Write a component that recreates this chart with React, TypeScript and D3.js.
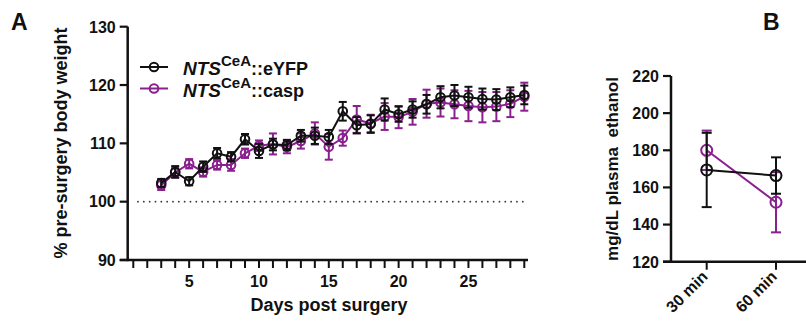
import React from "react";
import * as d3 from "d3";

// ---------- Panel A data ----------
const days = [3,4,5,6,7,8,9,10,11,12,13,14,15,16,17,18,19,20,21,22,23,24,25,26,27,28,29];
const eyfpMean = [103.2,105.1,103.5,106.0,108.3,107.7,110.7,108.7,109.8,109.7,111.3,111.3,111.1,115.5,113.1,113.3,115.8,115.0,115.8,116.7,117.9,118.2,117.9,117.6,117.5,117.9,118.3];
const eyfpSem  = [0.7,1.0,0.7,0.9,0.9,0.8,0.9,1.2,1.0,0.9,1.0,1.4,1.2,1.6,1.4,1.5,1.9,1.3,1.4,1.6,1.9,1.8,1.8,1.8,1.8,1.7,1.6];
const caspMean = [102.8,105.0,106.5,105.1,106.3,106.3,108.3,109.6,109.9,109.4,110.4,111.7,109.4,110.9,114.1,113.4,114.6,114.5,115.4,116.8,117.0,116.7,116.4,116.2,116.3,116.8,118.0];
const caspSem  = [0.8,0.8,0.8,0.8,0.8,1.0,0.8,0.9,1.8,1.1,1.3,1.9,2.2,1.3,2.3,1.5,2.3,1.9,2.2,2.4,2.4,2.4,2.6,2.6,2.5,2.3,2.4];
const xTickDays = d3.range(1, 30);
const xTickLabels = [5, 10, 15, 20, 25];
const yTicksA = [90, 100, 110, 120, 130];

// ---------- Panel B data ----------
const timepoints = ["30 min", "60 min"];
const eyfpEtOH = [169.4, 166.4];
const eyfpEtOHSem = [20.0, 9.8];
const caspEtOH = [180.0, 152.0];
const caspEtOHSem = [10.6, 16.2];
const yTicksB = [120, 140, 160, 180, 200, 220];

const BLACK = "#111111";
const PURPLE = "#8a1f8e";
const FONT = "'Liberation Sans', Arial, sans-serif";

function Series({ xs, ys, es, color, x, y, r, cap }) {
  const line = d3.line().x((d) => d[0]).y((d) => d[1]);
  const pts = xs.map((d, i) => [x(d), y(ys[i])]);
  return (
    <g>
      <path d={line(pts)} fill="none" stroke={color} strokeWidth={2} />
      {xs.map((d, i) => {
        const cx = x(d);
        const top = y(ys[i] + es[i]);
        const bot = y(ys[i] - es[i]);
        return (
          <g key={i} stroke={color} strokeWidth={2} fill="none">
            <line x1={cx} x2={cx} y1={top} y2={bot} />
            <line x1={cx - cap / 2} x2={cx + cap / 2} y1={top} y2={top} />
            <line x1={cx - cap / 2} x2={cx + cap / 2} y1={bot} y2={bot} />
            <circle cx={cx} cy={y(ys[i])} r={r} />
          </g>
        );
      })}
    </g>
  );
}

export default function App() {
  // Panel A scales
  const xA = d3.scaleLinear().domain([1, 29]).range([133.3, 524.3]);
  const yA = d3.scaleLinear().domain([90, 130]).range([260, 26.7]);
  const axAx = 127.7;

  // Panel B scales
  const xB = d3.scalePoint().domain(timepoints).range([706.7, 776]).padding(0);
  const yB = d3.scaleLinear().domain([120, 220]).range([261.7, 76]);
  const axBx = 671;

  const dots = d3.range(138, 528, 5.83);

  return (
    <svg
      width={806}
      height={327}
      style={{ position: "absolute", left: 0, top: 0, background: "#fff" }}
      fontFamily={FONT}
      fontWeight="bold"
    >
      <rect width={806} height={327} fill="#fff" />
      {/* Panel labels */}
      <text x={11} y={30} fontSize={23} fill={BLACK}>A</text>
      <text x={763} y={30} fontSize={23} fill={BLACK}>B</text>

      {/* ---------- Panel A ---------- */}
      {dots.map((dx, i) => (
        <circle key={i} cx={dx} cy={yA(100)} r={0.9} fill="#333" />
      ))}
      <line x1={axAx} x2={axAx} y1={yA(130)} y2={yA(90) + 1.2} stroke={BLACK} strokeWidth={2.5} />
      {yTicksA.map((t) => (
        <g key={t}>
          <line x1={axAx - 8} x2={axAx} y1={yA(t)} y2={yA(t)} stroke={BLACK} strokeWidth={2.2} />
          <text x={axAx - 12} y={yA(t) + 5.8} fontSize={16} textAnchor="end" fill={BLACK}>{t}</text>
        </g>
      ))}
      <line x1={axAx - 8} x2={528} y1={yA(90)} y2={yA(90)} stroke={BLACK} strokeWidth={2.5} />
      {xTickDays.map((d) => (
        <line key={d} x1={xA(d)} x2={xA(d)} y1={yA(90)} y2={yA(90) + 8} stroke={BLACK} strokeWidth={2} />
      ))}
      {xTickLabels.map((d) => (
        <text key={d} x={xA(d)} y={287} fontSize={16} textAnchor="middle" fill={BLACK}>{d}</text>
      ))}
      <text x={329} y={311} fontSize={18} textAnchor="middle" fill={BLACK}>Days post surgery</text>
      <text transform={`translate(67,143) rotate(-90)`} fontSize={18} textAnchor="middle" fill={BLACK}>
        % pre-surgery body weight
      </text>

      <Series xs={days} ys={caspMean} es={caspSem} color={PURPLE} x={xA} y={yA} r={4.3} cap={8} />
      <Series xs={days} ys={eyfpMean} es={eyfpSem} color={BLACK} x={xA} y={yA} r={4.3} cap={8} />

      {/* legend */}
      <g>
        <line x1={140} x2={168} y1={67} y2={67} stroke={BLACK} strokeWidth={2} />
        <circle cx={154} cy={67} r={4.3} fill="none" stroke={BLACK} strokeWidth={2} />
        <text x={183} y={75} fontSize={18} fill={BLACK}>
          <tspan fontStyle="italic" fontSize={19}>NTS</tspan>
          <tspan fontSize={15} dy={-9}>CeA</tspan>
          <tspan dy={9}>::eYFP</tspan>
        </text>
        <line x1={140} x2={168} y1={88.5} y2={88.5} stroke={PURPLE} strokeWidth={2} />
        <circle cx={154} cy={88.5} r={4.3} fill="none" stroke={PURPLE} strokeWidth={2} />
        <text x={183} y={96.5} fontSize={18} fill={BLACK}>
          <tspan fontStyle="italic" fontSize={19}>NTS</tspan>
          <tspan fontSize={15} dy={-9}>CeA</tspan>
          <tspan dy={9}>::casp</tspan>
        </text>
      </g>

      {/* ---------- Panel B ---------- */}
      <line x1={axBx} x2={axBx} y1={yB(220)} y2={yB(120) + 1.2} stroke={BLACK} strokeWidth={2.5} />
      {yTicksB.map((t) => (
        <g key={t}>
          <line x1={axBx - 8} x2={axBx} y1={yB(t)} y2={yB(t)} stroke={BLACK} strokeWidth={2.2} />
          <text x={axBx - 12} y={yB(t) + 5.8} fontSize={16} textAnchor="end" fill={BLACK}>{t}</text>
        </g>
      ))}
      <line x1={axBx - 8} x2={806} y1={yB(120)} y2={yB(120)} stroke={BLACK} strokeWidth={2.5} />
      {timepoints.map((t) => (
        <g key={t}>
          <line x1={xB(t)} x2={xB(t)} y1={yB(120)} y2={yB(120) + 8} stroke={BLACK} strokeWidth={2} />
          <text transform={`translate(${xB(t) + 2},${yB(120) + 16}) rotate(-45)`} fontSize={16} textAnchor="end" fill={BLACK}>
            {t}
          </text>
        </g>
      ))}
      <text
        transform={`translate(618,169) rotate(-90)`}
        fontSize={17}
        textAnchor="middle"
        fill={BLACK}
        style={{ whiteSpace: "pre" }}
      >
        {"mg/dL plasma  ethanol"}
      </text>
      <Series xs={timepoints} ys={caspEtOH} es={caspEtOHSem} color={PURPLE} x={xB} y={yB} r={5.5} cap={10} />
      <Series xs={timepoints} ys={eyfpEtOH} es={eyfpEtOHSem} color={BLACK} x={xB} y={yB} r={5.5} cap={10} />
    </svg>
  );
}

────────────────

WHAT IS BEING ASKED: List each line holding the string "React".

EXERCISE RESULT:
Write a component that recreates this chart with React, TypeScript and D3.js.
import React from "react";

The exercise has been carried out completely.